One  woman received a call from the organization after watching the news and learning about the scam.

Kelly Giarratano was watching TV this morning, when she got a call.

"I pick it up and it says Leesville, and I'm like I don't know anybody in Leesville," Giarratano said.

It looked like a local number, so she answered it anyway.

"It's a guy saying hello, he's with the Police Alliance whatever and I'm like, oh my God, y'all were the guys that were on the news!" Giarratano said.

"She knew just from the first four words that he said," her friend, Terry Kent said.

She said the caller did not respond.

"There was silence. He didn't say nothing. I said, you there? He said, yea. I said, they're looking for y'all," Giarratano said.

She couldn't believe it happened to her right after watching it on the news.

"You hear about stuff on TV and then maybe a week or so you'll hear from somebody whose auntie or somebody heard of it. Never saw one like this," said Kent, "Y'all said it last night,  it happened today."

She tried calling back, but no one answered.

"It said that all of their operators were busy at that time, to try back later," Giarratano said.

She tried again a few hours later. After several rings, an answering machine message; "Hello, thank you for calling. Unfortunately, we are unable to take your call at this time."

Giarratano was close to being another victim.

"If I wouldn't have seen it on the news. I could've definitely made a donation," Giarratano said.

There are several tips to protect yourself.

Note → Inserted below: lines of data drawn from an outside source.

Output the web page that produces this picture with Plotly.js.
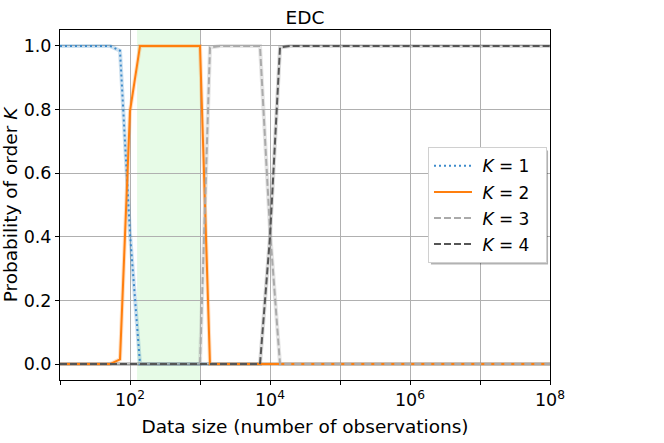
<!DOCTYPE html>
<html>
<head>
<meta charset="utf-8">
<script src="https://cdn.plot.ly/plotly-3.0.1.min.js"></script>
<style>
  html, body { margin: 0; padding: 0; background: #fff; }
  #chart { width: 664px; height: 443px; }
</style>
</head>
<body>
<div id="chart"></div>
<script>
// data sizes (number of observations) at the sampled points
const sizes = [10, 51.8, 72, 100, 139, 193, 1000, 1389, 1931, 7197, 10000, 13895, 19307, 1e8];

// probability of selecting each order K
const probK1 = [1, 1, 0.985, 0.41, 0, 0, 0, 0, 0, 0, 0, 0, 0, 0];
const probK2 = [0, 0, 0.015, 0.795, 1, 1, 1, 0, 0, 0, 0, 0, 0, 0];
const probK3 = [0, 0, 0, 0, 0, 0, 0, 0.995, 1, 1, 0.42, 0, 0, 0];
const probK4 = [0, 0, 0, 0, 0, 0, 0, 0, 0, 0, 0.40, 0.995, 1, 1];

const seriesNames = [
  '\u00a0<i>K</i> = 1\u00a0\u00a0',
  '\u00a0<i>K</i> = 2\u00a0\u00a0',
  '\u00a0<i>K</i> = 3\u00a0\u00a0',
  '\u00a0<i>K</i> = 4\u00a0\u00a0',
];

// highlighted data-size range
const bandStart = 126;
const bandEnd = 1000;

const labelledDecades = [1e2, 1e4, 1e6, 1e8];
const decadeLabels = ['10<sup>2</sup>', '10<sup>4</sup>', '10<sup>6</sup>', '10<sup>8</sup>'];
const otherDecades = [1e1, 1e3, 1e5, 1e7];

const STYLES = [
  { color: '#3d8bcb', halo: 'rgba(31,119,180,0.22)', dash: '2px,3px' },
  { color: '#ff7f0e', halo: 'rgba(255,127,14,0.25)', dash: 'solid' },
  { color: '#aaaaaa', halo: 'rgba(170,170,170,0.3)', dash: '7px,3px' },
  { color: '#555555', halo: 'rgba(85,85,85,0.22)', dash: '7px,3px' },
];

const series = [probK1, probK2, probK3, probK4];

const halos = series.map((y, i) => ({
  x: sizes,
  y,
  type: 'scatter',
  mode: 'lines',
  line: { color: STYLES[i].halo, width: 4 },
  showlegend: false,
  hoverinfo: 'skip',
}));

const lines = series.map((y, i) => ({
  name: seriesNames[i],
  legendgroup: `k${i + 1}`,
  x: sizes,
  y,
  type: 'scatter',
  mode: 'lines',
  line: { color: STYLES[i].color, width: 2, dash: STYLES[i].dash },
}));

const font = { family: 'DejaVu Sans', color: '#000' };

Plotly.newPlot(
  'chart',
  [...halos, ...lines],
  {
    width: 664,
    height: 443,
    margin: { l: 60, r: 114, t: 30, b: 63 },
    paper_bgcolor: '#fff',
    plot_bgcolor: '#fff',
    font: { ...font, size: 17 },
    title: {
      text: 'EDC',
      font: { ...font, size: 18.5 },
      x: 0.5,
      xref: 'paper',
      y: 1,
      yref: 'paper',
      yanchor: 'bottom',
      pad: { b: 6 },
    },
    xaxis: {
      type: 'log',
      range: [1, 8],
      tickvals: labelledDecades,
      ticktext: decadeLabels,
      ticks: 'outside',
      ticklen: 4,
      tickcolor: '#000',
      minor: {
        tickvals: otherDecades,
        ticks: 'outside',
        ticklen: 4,
        tickcolor: '#000',
        showgrid: true,
        gridcolor: '#b0b0b0',
        gridwidth: 1,
      },
      showline: true,
      mirror: true,
      linecolor: '#000',
      linewidth: 1,
      showgrid: true,
      gridcolor: '#b0b0b0',
      gridwidth: 1,
      zeroline: false,
      tickfont: { ...font, size: 17.5 },
      title: { text: 'Data size (number of observations)', font: { ...font, size: 18.5 }, standoff: 11 },
    },
    yaxis: {
      range: [-0.05, 1.05],
      tickvals: [0, 0.2, 0.4, 0.6, 0.8, 1.0],
      tickformat: '.1f',
      ticks: 'outside',
      ticklen: 4,
      tickcolor: '#000',
      showline: true,
      mirror: true,
      linecolor: '#000',
      linewidth: 1,
      showgrid: true,
      gridcolor: '#b0b0b0',
      gridwidth: 1,
      zeroline: false,
      tickfont: { ...font, size: 17.5 },
      title: { text: 'Probability of order <i>K</i>', font: { ...font, size: 18.5 }, standoff: 4 },
    },
    shapes: [
      {
        type: 'rect',
        xref: 'x',
        yref: 'paper',
        x0: bandStart,
        x1: bandEnd,
        y0: 0,
        y1: 1,
        fillcolor: 'rgba(144,238,144,0.22)',
        line: { width: 0 },
        layer: 'below',
      },
      {
        // legend shadow
        type: 'rect',
        xref: 'paper',
        yref: 'paper',
        x0: 0.757,
        x1: 0.996,
        y0: 0.330,
        y1: 0.656,
        fillcolor: 'rgba(0,0,0,0.3)',
        line: { width: 0 },
        layer: 'above',
      },
    ],
    showlegend: true,
    legend: {
      x: 0.751,
      y: 0.665,
      xanchor: 'left',
      yanchor: 'top',
      bgcolor: '#fff',
      bordercolor: '#d0d0d0',
      borderwidth: 1,
      itemwidth: 38,
      font: { ...font, size: 17 },
      tracegroupgap: 1,
    },
  },
  { displayModeBar: false, staticPlot: true },
);
</script>
</body>
</html>
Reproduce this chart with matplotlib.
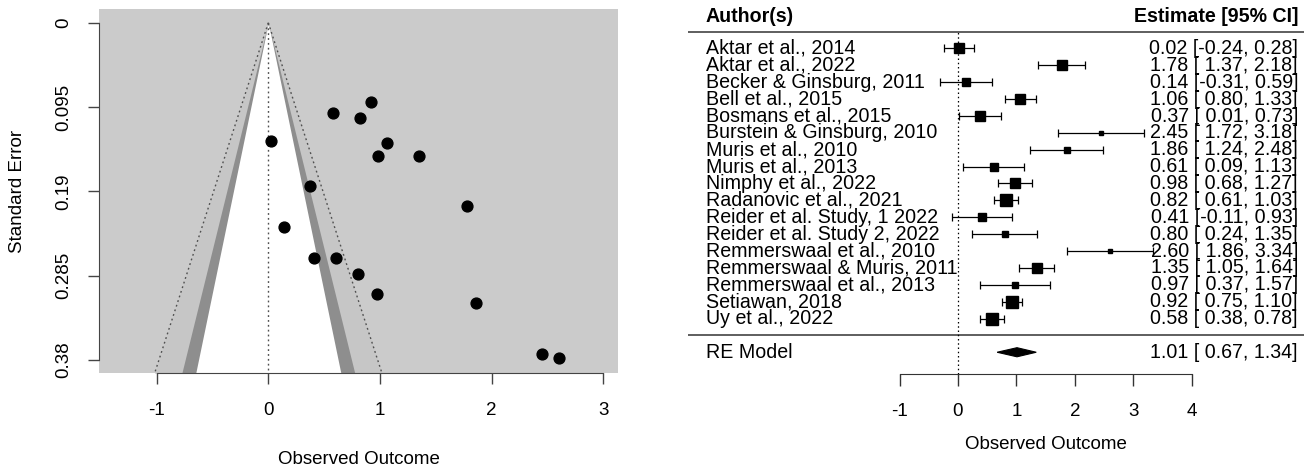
import numpy as np
import matplotlib
matplotlib.use('Agg')
import matplotlib.pyplot as plt
from matplotlib.patches import Polygon
from matplotlib.transforms import blended_transform_factory

plt.rcParams['font.family'] = ['Liberation Sans', 'DejaVu Sans']

# ---------------- data ----------------
authors = [
    "Aktar et al., 2014", "Aktar et al., 2022", "Becker & Ginsburg, 2011",
    "Bell et al., 2015", "Bosmans et al., 2015", "Burstein & Ginsburg, 2010",
    "Muris et al., 2010", "Muris et al., 2013", "Nimphy et al., 2022",
    "Radanovic et al., 2021", "Reider et al. Study, 1 2022", "Reider et al. Study 2, 2022",
    "Remmerswaal et al., 2010", "Remmerswaal & Muris, 2011", "Remmerswaal et al., 2013",
    "Setiawan, 2018", "Uy et al., 2022",
]
estimates = [0.02, 1.78, 0.14, 1.06, 0.37, 2.45, 1.86, 0.61, 0.98, 0.82, 0.41, 0.80, 2.60, 1.35, 0.97, 0.92, 0.58]
ci_lower = [-0.24, 1.37, -0.31, 0.80, 0.01, 1.72, 1.24, 0.09, 0.68, 0.61, -0.11, 0.24, 1.86, 1.05, 0.37, 0.75, 0.38]
ci_upper = [0.28, 2.18, 0.59, 1.33, 0.73, 3.18, 2.48, 1.13, 1.27, 1.03, 0.93, 1.35, 3.34, 1.64, 1.57, 1.10, 0.78]
std_errors = [0.133, 0.207, 0.230, 0.135, 0.184, 0.374, 0.316, 0.265, 0.150, 0.107, 0.265, 0.283, 0.378, 0.150, 0.306, 0.089, 0.102]

re_label = "RE Model"
re_estimate = 1.01
re_lower = 0.67
re_upper = 1.34

funnel_yticks = [0, 0.095, 0.19, 0.285, 0.38]
funnel_ytick_labels = ["0", "0.095", "0.19", "0.285", "0.38"]
funnel_xticks = [-1, 0, 1, 2, 3]
forest_xticks = [-1, 0, 1, 2, 3, 4]

# ---------------- figure ----------------
W, H = 1304, 469
fig = plt.figure(figsize=(W / 100, H / 100), dpi=100)

def px_axes(l, t, r, b):
    return fig.add_axes([l / W, 1 - b / H, (r - l) / W, (b - t) / H])

FS = 13.5
FS_F = 14.1
TICK_COLOR = '#444444'

# ---------------- funnel plot ----------------
ax = px_axes(99, 9.3, 618.3, 373.3)
ax.set_xlim(-1.516, 3.134)
ax.set_ylim(0.3952, -0.0152)
ax.set_facecolor('#cbcbcb')

se_grid = np.array([0.0, 0.3952])
z99, z95, z90 = 2.576, 1.96, 1.645
ax.fill_betweenx(se_grid, -z99 * se_grid, z99 * se_grid, color='#c6c6c6', lw=0, zorder=1)
ax.fill_betweenx(se_grid, -z95 * se_grid, z95 * se_grid, color='#8e8e8e', lw=0, zorder=1)
ax.fill_betweenx(se_grid, -z90 * se_grid, z90 * se_grid, color='white', lw=0, zorder=1)
dot = (0, (1.3, 2.2))
ax.plot(-z99 * se_grid, se_grid, ls=dot, color='#505050', lw=1.0, zorder=2)
ax.plot(z99 * se_grid, se_grid, ls=dot, color='#505050', lw=1.0, zorder=2)
ax.plot([0, 0], se_grid, ls=dot, color='#505050', lw=1.0, zorder=2)

ax.plot(estimates, std_errors, 'o', color='black', markersize=7.8, zorder=3)

for s in ['top', 'right']:
    ax.spines[s].set_visible(False)
ax.spines['left'].set_bounds(0, 0.38)
ax.spines['bottom'].set_bounds(-1, 3)
ax.spines['left'].set_color(TICK_COLOR)
ax.spines['bottom'].set_color(TICK_COLOR)
ax.set_xticks(funnel_xticks)
ax.set_xticklabels([str(v) for v in funnel_xticks])
ax.set_yticks(funnel_yticks)
ax.set_yticklabels(funnel_ytick_labels, rotation=90, va='center')
ax.tick_params(axis='both', length=8, width=1, color=TICK_COLOR, labelsize=FS)
ax.tick_params(axis='x', pad=12.5)
ax.tick_params(axis='y', pad=11)
ax.set_xlabel("Observed Outcome", fontsize=FS, labelpad=23.5)
ax.set_ylabel("Standard Error", fontsize=FS, labelpad=21)

# ---------------- forest plot ----------------
fx = px_axes(688, 0, 1304, 469)
k = len(authors)
row_px = 16.875
top_row_px = 48.5
y_top = k - (0 - top_row_px) / row_px
y_bot = k - (H - top_row_px) / row_px
fx.set_ylim(y_bot, y_top)
x0_px, unit_px = 958.0, 58.4
fx.set_xlim((688 - x0_px) / unit_px, (1304 - x0_px) / unit_px)
fx.set_facecolor('none')
for s in ['top', 'right', 'left']:
    fx.spines[s].set_visible(False)

rows = np.arange(k, 0, -1)
est = np.array(estimates)
lo = np.array(ci_lower)
hi = np.array(ci_upper)
se = np.array(std_errors)

axis_row = -2.28
fx.spines['bottom'].set_position(('data', axis_row))
fx.spines['bottom'].set_bounds(forest_xticks[0], forest_xticks[-1])
fx.spines['bottom'].set_color('#333333')
fx.set_xticks(forest_xticks)
fx.set_xticklabels([str(v) for v in forest_xticks])
fx.set_yticks([])
fx.tick_params(axis='x', length=8.5, width=1, color='#333333', labelsize=FS, pad=12.5)

fx.axhline(k + 1, color='#333333', lw=1.1)
fx.axhline(0, color='#333333', lw=1.1)
fx.vlines(0, axis_row, k + 1, colors='black', linestyles=(0, (1.2, 2.2)), lw=0.9)

fx.errorbar(est, rows, xerr=[est - lo, hi - est], fmt='none', ecolor='black',
            elinewidth=0.9, capsize=3, capthick=0.9, zorder=2)
tau2 = 0.43
w = 1.0 / (se ** 2 + tau2)
psize = 0.5 + (w - w.min()) / (w.max() - w.min())
for xi, yi, ps in zip(est, rows, psize):
    fx.plot(xi, yi, 's', color='black', markersize=7.7 * ps * 0.72, zorder=3)

h = 0.27
diamond = Polygon([(re_lower, -1), (re_estimate, -1 + h), (re_upper, -1), (re_estimate, -1 - h)],
                  closed=True, facecolor='black', edgecolor='black', lw=0.8)
fx.add_patch(diamond)

trans = blended_transform_factory(fx.transAxes, fx.transData)
left_x = (706 - 688) / 616
right_x = (1298 - 688) / 616

fx.text(left_x, k + 1.9, "Author(s)", transform=trans, ha='left', va='center',
        fontsize=FS_F, fontweight='bold')
fx.text(right_x, k + 1.9, "Estimate [95% CI]", transform=trans, ha='right', va='center',
        fontsize=FS_F, fontweight='bold')

lo_s = [f"{v:.2f}" for v in lo]
hi_s = [f"{v:.2f}" for v in hi]
lw_ = max(len(s) for s in lo_s)
hw_ = max(len(s) for s in hi_s)
for name, r, e, a, b in zip(authors, rows, est, lo_s, hi_s):
    fx.text(left_x, r, name, transform=trans, ha='left', va='center', fontsize=FS_F)
    fx.text(right_x, r, f"{e:.2f} [{a.rjust(lw_)}, {b.rjust(hw_)}]", transform=trans,
            ha='right', va='center', fontsize=FS_F)

fx.text(left_x, -1, re_label, transform=trans, ha='left', va='center', fontsize=FS_F)
fx.text(right_x, -1, f"{re_estimate:.2f} [{re_lower:5.2f}, {re_upper:.2f}]", transform=trans,
        ha='right', va='center', fontsize=FS_F)

fx.text(1.5, 1 - 444 / H, "Observed Outcome", transform=blended_transform_factory(fx.transData, fx.transAxes),
        ha='center', va='center', fontsize=FS)

fig.savefig('out.png', dpi=100)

"I have an app on my phone that blocks these types of calls. When people identify calls that are scams, it just automatically gets blocked," Nam Nguyen said. 

The scammers, under the name "American Police Officers Alliance," also have an online presence.

"That makes it really hard because there's a lot of great web designers now and they'll make a really really legitimate looking website. So what I would suggest people to do is to actually research that organization," Nguyen said.

You can also check organizations with the Federal Trade Commission, "Before Giving to a Charity" to see whether they are legitimate. 

Another tip is asking the charity in-depth questions about who they are, what portion of your money is going towards the charity and their address.

A red flag is if they provide a number that you can't call back, or if there are spelling errors on their website.

As scams get more sophisticated, the area code they're calling from can appear local.

"They can be from anywhere. When they contact you, what they're doing  these days is they're making it seem like they're local," said Nguyen, "they'll stand up call centers with professional sound and people, they'll stand up websites that look really legitimate and everything just to make money."

The easiest tip? trust your gut. If there's unanswered questions you may want to think twice before handing over your money.